Tak terasa, satu jam berlalu begitu cepat. Karena asyiknya aku menikmati pemandangan malam diperjalan ini. Sambil mengenang perjalanan malamku di daerah Lirik, Rengat, Air Molek, Japura, Pendopo, Tabuan, Palembang. Semuanya di ladang explorasi dan eksploitasi minyak bumi yang saat itu dilakukan oleh perusahaan asing.

Kami sampai di gerbang kota Duri. Avanza kami meliu-liuk. Didepan kami terbentang jalan dengan lobang yang menganga dan bergelombang. Dipertengahan median jalan, terbentang tali plastik rafia yang diikatkan ke bilah bambu yang memagari bagian jalan yang lebih parah. Rupanya tengah ada perbaikan jalan disana. Namun karena masih dalam suasana libur lebaran, pekerjaan itu tampak seperti terbengkalai.
Dipersimpangan Pokok Jengkol, kami mengambil jalur kekanan, masuk jalan Sudirman. Kemudian kami berbelok kekanan masuk jalan Jawa, setelah itu masuk Gang Jaya II, belok lagi kekiri menyusur tebing, jalan tanah yang pas untuk satu mobil, lalu belok lagi kekanan. Lima belas meter kemudian kami berhenti disamping pohon seri , yang tumbuh di sudut halaman rumah.

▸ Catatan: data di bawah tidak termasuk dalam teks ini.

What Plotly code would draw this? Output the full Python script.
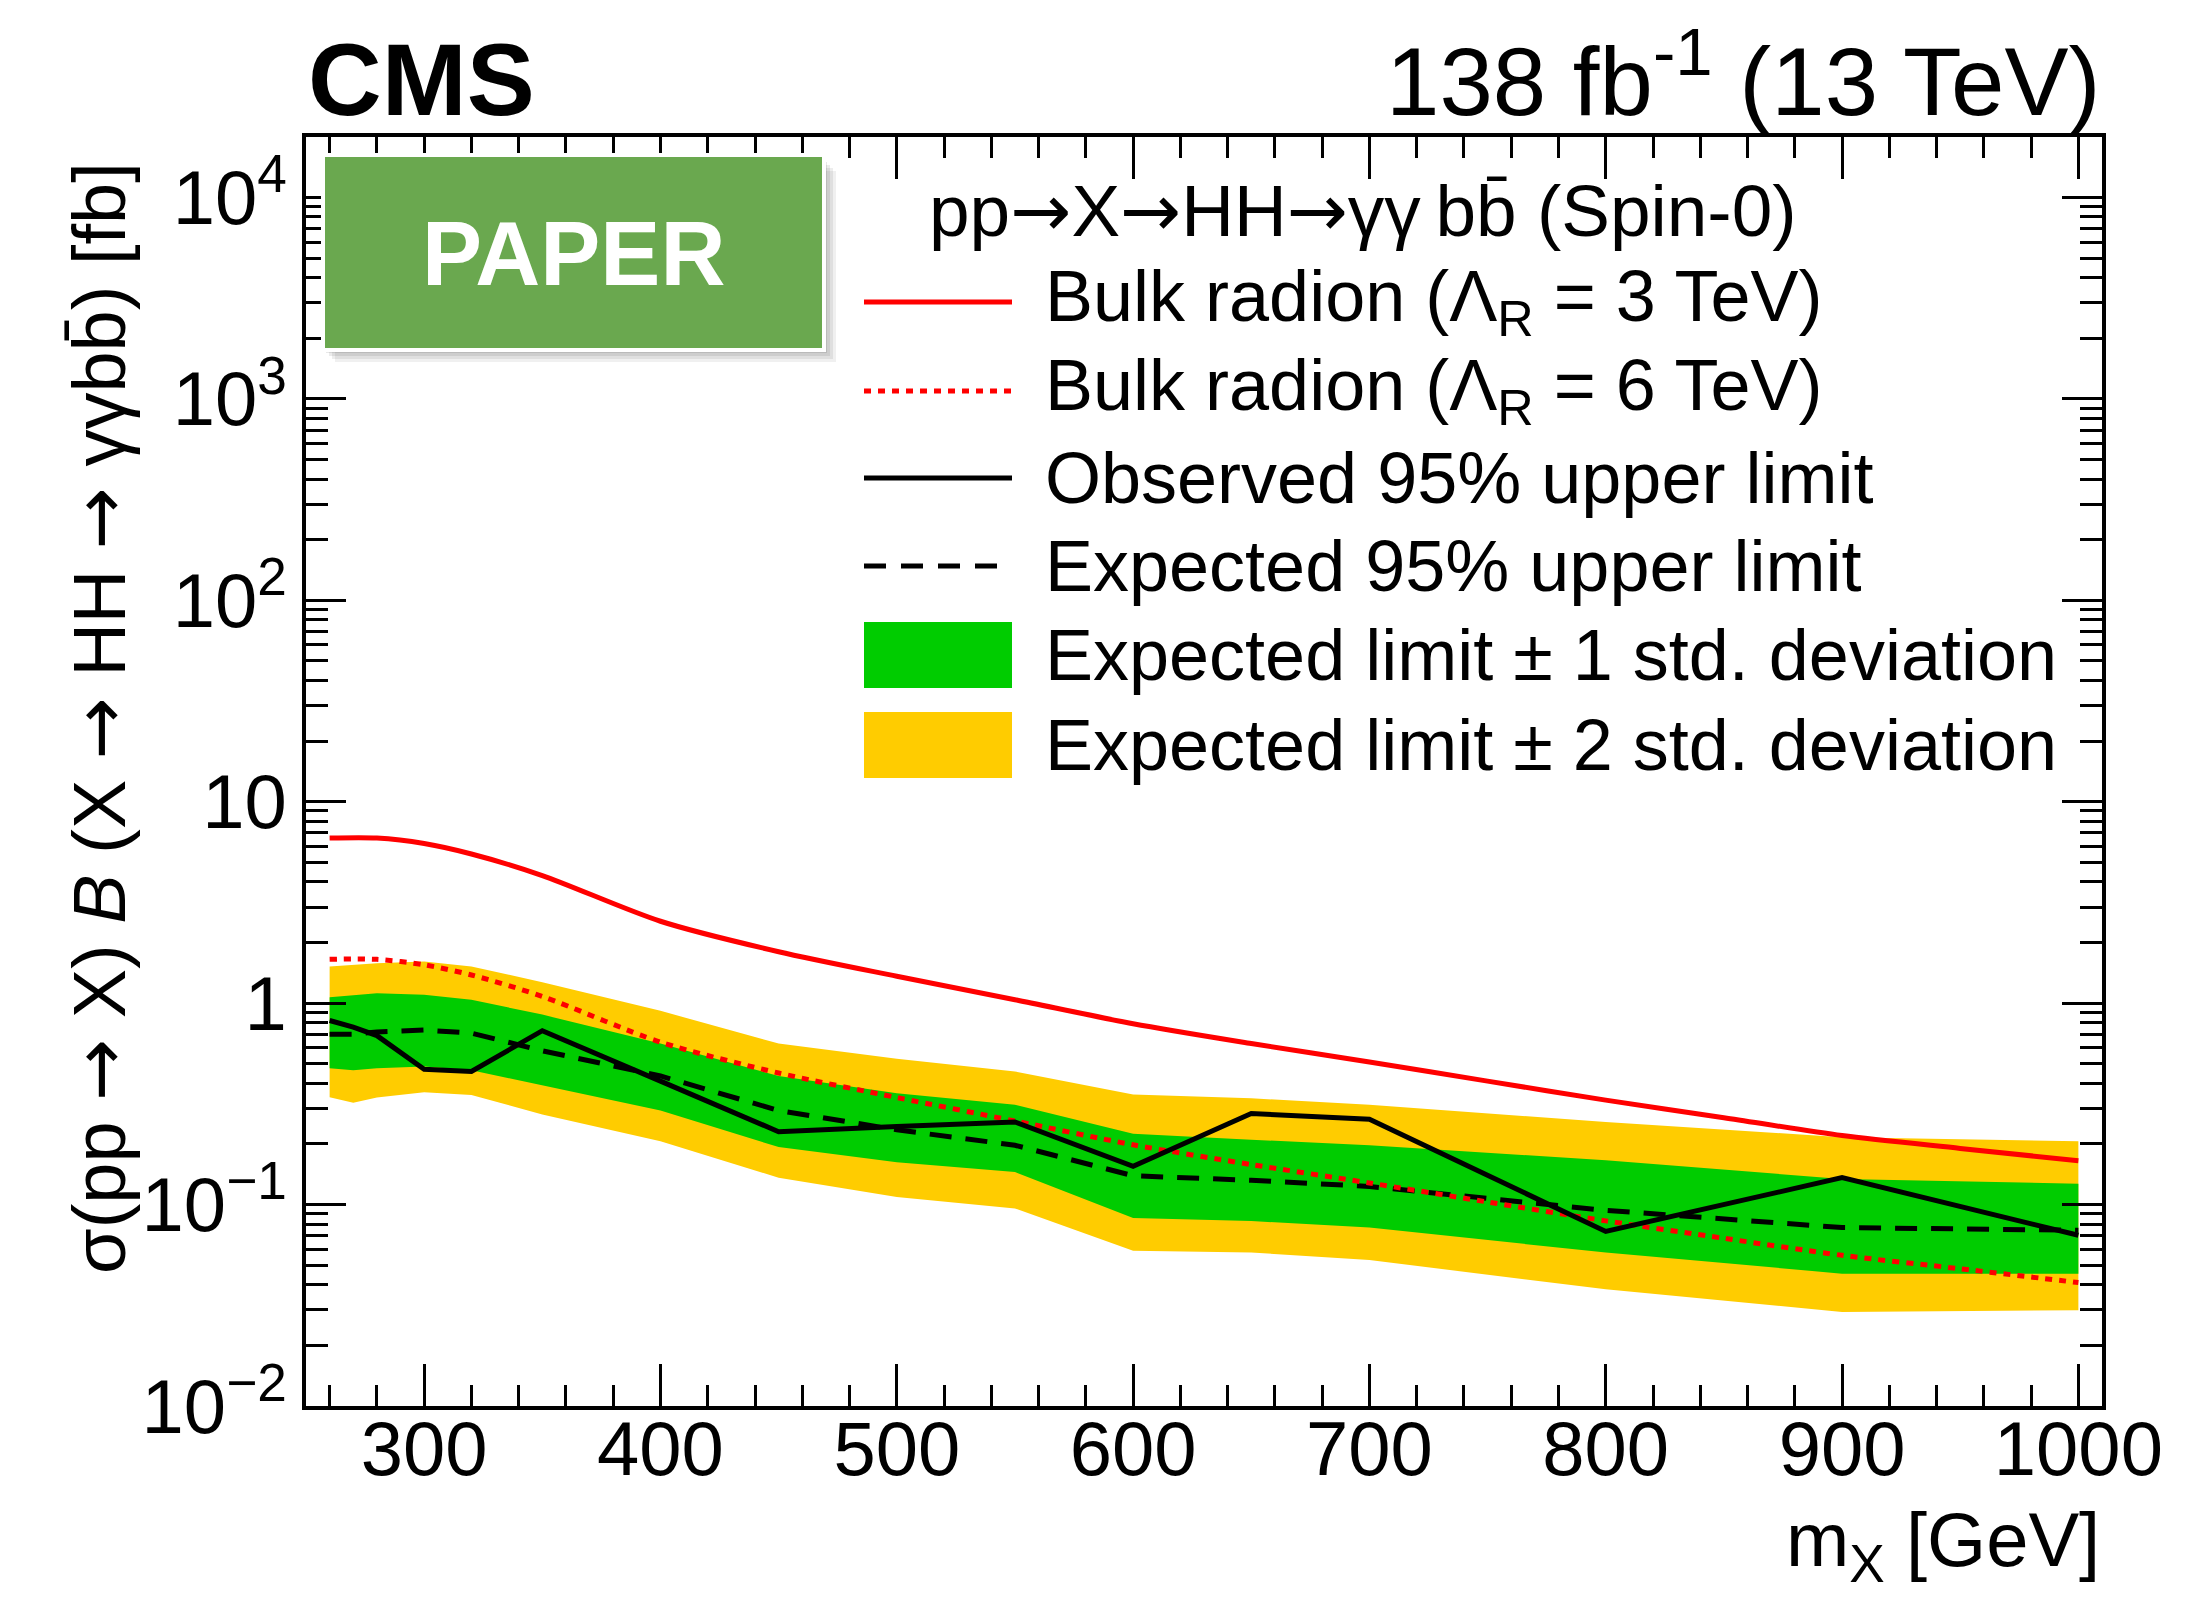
import plotly.graph_objects as go

# ---------------- data ----------------
# resonance mass points used for the limit scan [GeV]
mass = [260, 270, 280, 300, 320, 350, 400, 450, 500, 550, 600, 650, 700, 800, 900, 1000]
observed = [0.82, 0.76, 0.69, 0.47, 0.458, 0.73, 0.41, 0.23, 0.244, 0.257,
            0.155, 0.283, 0.265, 0.0736, 0.136, 0.0704]
expected = [0.70, 0.70, 0.72, 0.735, 0.71, 0.58, 0.435, 0.293, 0.235, 0.197,
            0.139, 0.132, 0.123, 0.0936, 0.0769, 0.0745]
exp_1sig_hi = [1.07, 1.09, 1.12, 1.10, 1.04, 0.877, 0.63, 0.435, 0.357, 0.313,
               0.225, 0.21, 0.197, 0.166, 0.134, 0.127]
exp_1sig_lo = [0.475, 0.464, 0.475, 0.485, 0.464, 0.39, 0.293, 0.193, 0.162, 0.145,
               0.0858, 0.0828, 0.0769, 0.0578, 0.0454, 0.0454]
exp_2sig_hi = [1.52, 1.55, 1.58, 1.61, 1.52, 1.27, 0.916, 0.63, 0.53, 0.458,
               0.352, 0.337, 0.313, 0.257, 0.216, 0.206]
exp_2sig_lo = [0.341, 0.32, 0.34, 0.361, 0.35, 0.28, 0.206, 0.136, 0.109, 0.0957,
               0.059, 0.0578, 0.053, 0.038, 0.0293, 0.0299]

# bulk radion theory predictions [fb]
mass_theory = [260, 280, 300, 320, 350, 400, 450, 500, 550, 600, 650, 700,
               750, 800, 850, 900, 950, 1000]
radion_3tev = [6.6, 6.6, 6.2, 5.5, 4.3, 2.55, 1.8, 1.36, 1.04, 0.79, 0.63, 0.51,
               0.41, 0.33, 0.27, 0.22, 0.19, 0.165]
radion_6tev = [1.65, 1.65, 1.55, 1.38, 1.08, 0.64, 0.45, 0.34, 0.26, 0.198, 0.158,
               0.128, 0.103, 0.083, 0.068, 0.056, 0.048, 0.041]

x_ticks = [300, 400, 500, 600, 700, 800, 900, 1000]
y_ticks = [1e-2, 1e-1, 1, 10, 1e2, 1e3, 1e4]
y_ticktext = ["10<sup>\u22122</sup>", "10<sup>\u22121</sup>", "1", "10",
              "10<sup>2</sup>", "10<sup>3</sup>", "10<sup>4</sup>"]

ARROW = '<span style="font-family:DejaVu Sans">\u2192</span>'
BBBAR = "bb\u0304"
legend_header = ("pp" + ARROW + "X" + ARROW + "HH" + ARROW + "\u03b3\u03b3\u2009" +
                 BBBAR + " (Spin-0)")
legend_labels = [
    "Bulk radion (\u039b<sub>R</sub> = 3 TeV)",
    "Bulk radion (\u039b<sub>R</sub> = 6 TeV)",
    "Observed 95% upper limit",
    "Expected 95% upper limit",
    "Expected limit \u00b1 1 std. deviation",
    "Expected limit \u00b1 2 std. deviation",
]
y_title = ("\u03c3(pp " + ARROW + " X) <i>B</i> (X " + ARROW + " HH " + ARROW +
           " \u03b3\u03b3" + BBBAR + ") [fb]")

# ---------------- style ----------------
FONT = "Liberation Sans, Arial, Helvetica, sans-serif"
GREEN = "#00cc00"
YELLOW = "#ffcc00"
RED = "#ff0000"

W, H = 2203, 1613
L, R, T, B = 306, 2102, 137, 1406
PW, PH = R - L, B - T


def px(x):
    return (x - L) / PW


def py(y):
    return (B - y) / PH


fig = go.Figure()

# +-2 sigma band
fig.add_trace(go.Scatter(
    x=mass + mass[::-1], y=exp_2sig_hi + exp_2sig_lo[::-1],
    fill="toself", fillcolor=YELLOW, line=dict(width=0), mode="lines",
    showlegend=False, hoverinfo="skip"))
# +-1 sigma band
fig.add_trace(go.Scatter(
    x=mass + mass[::-1], y=exp_1sig_hi + exp_1sig_lo[::-1],
    fill="toself", fillcolor=GREEN, line=dict(width=0), mode="lines",
    showlegend=False, hoverinfo="skip"))
# expected limit
fig.add_trace(go.Scatter(
    x=mass, y=expected, mode="lines",
    line=dict(color="black", width=5, dash="22px,14px"), showlegend=False))
# theory curves
fig.add_trace(go.Scatter(
    x=mass_theory, y=radion_6tev, mode="lines",
    line=dict(color=RED, width=5, dash="7px,7px", shape="spline", smoothing=0.8),
    showlegend=False))
fig.add_trace(go.Scatter(
    x=mass_theory, y=radion_3tev, mode="lines",
    line=dict(color=RED, width=5, shape="spline", smoothing=0.8),
    showlegend=False))
# observed limit
fig.add_trace(go.Scatter(
    x=mass, y=observed, mode="lines",
    line=dict(color="black", width=5), showlegend=False))

shapes = []
annotations = []

# ---- "PAPER" badge with soft drop shadow ----
bx0, bx1, by0, by1 = 325, 822, 157, 348
for i, op in enumerate([0.06, 0.07, 0.08, 0.09]):
    off = 14 - 3 * i
    shapes.append(dict(type="rect", xref="paper", yref="paper", layer="above",
                       x0=px(bx0 + off - 4), x1=px(bx1 + off),
                       y0=py(by1 + off), y1=py(by0 + off),
                       fillcolor="rgba(0,0,0,%.2f)" % op, line=dict(width=0)))
shapes.append(dict(type="rect", xref="paper", yref="paper", layer="above",
                   x0=px(bx0 - 4), x1=px(bx1 + 4), y0=py(by1 + 4), y1=py(by0 - 4),
                   fillcolor="white", line=dict(width=0)))
shapes.append(dict(type="rect", xref="paper", yref="paper", layer="above",
                   x0=px(bx0), x1=px(bx1), y0=py(by1), y1=py(by0),
                   fillcolor="#6aa84f", line=dict(width=0)))
annotations.append(dict(text="<b>PAPER</b>", x=px((bx0 + bx1) / 2), y=py((by0 + by1) / 2 + 2),
                        xref="paper", yref="paper", showarrow=False,
                        font=dict(family=FONT, size=90, color="white"),
                        xanchor="center", yanchor="middle"))

# ---- legend ----
sym_x0, sym_x1 = 864, 1012
text_x = 1043
row_y = [302, 391, 478, 566, 655, 745]
annotations.append(dict(text=legend_header, x=px(927), y=py(211), xref="paper", yref="paper",
                        showarrow=False, xanchor="left", yanchor="middle",
                        font=dict(family=FONT, size=73, color="black")))
line_styles = [(RED, 5, "solid"), (RED, 5, "7px,7px"), ("black", 5, "solid"),
               ("black", 5, "22px,15px")]
for (col, wid, dash), yy in zip(line_styles, row_y[:4]):
    shapes.append(dict(type="line", xref="paper", yref="paper", layer="above",
                       x0=px(sym_x0), x1=px(sym_x1), y0=py(yy), y1=py(yy),
                       line=dict(color=col, width=wid, dash=dash)))
for col, yy in zip([GREEN, YELLOW], row_y[4:]):
    shapes.append(dict(type="rect", xref="paper", yref="paper", layer="above",
                       x0=px(sym_x0), x1=px(sym_x1), y0=py(yy + 33), y1=py(yy - 33),
                       fillcolor=col, line=dict(width=0)))
for lab, yy in zip(legend_labels, row_y):
    annotations.append(dict(text=lab, x=px(text_x), y=py(yy), xref="paper", yref="paper",
                            showarrow=False, xanchor="left", yanchor="middle",
                            font=dict(family=FONT, size=72, color="black")))

# ---- titles ----
annotations.append(dict(text="<b>CMS</b>", x=0, y=py(80), xref="paper", yref="paper",
                        showarrow=False, xanchor="left", yanchor="middle",
                        font=dict(family=FONT, size=102, color="black")))
annotations.append(dict(text="138 fb<sup>-1</sup> (13 TeV)", x=1, y=py(74),
                        xref="paper", yref="paper", showarrow=False,
                        xanchor="right", yanchor="middle",
                        font=dict(family=FONT, size=96, color="black")))
annotations.append(dict(text="m<sub>X</sub> [GeV]", x=1, y=py(1545), xref="paper",
                        yref="paper", showarrow=False, xanchor="right", yanchor="middle",
                        font=dict(family=FONT, size=76, color="black")))
annotations.append(dict(text=y_title,
                        x=px(99), y=py(718), xref="paper", yref="paper", showarrow=False,
                        textangle=-90, xanchor="center", yanchor="middle",
                        font=dict(family=FONT, size=74, color="black")))

minor_y = [k * 10.0 ** e for e in range(-2, 5) for k in range(2, 10)]

fig.update_layout(
    width=W, height=H,
    margin=dict(l=L, r=W - R, t=T, b=H - B, pad=0),
    paper_bgcolor="white", plot_bgcolor="white",
    font=dict(family=FONT, size=76, color="black"),
    shapes=shapes, annotations=annotations,
    showlegend=False,
    xaxis=dict(
        range=[250, 1010], tickvals=x_ticks, ticks="inside", ticklen=42, tickwidth=3,
        tickcolor="black", showline=True, linecolor="black", linewidth=4,
        mirror="allticks", showgrid=False, zeroline=False,
        tickfont=dict(family=FONT, size=76), ticklabelstandoff=-26,
        minor=dict(dtick=20, tick0=0, ticks="inside", ticklen=21, tickwidth=3,
                   tickcolor="black", showgrid=False),
    ),
    yaxis=dict(
        type="log", range=[-2, 4.3], tickvals=y_ticks, ticktext=y_ticktext,
        ticks="inside", ticklen=40, tickwidth=3, tickcolor="black",
        showline=True, linecolor="black", linewidth=4, mirror="allticks",
        showgrid=False, zeroline=False, tickfont=dict(family=FONT, size=76),
        minor=dict(tickvals=minor_y, ticks="inside", ticklen=22, tickwidth=3,
                   tickcolor="black", showgrid=False),
    ),
)

fig.write_html("out.html")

Ya, kami telah sampai ditujuan. Rumah keluarga Indra, keponakan menantuku. Suami keponakanku Rahmaniza, dengan empat orang anak mereka, Dolla, Daniel, Dinny dan si kecil Aisyah.

Tuntaslah sudah perjalanan seharian, dari Kamang Ilia menuju Duri. Jarum jam menunjukkan angka mendekati 23.00, dan kantukpun mulai menyerang.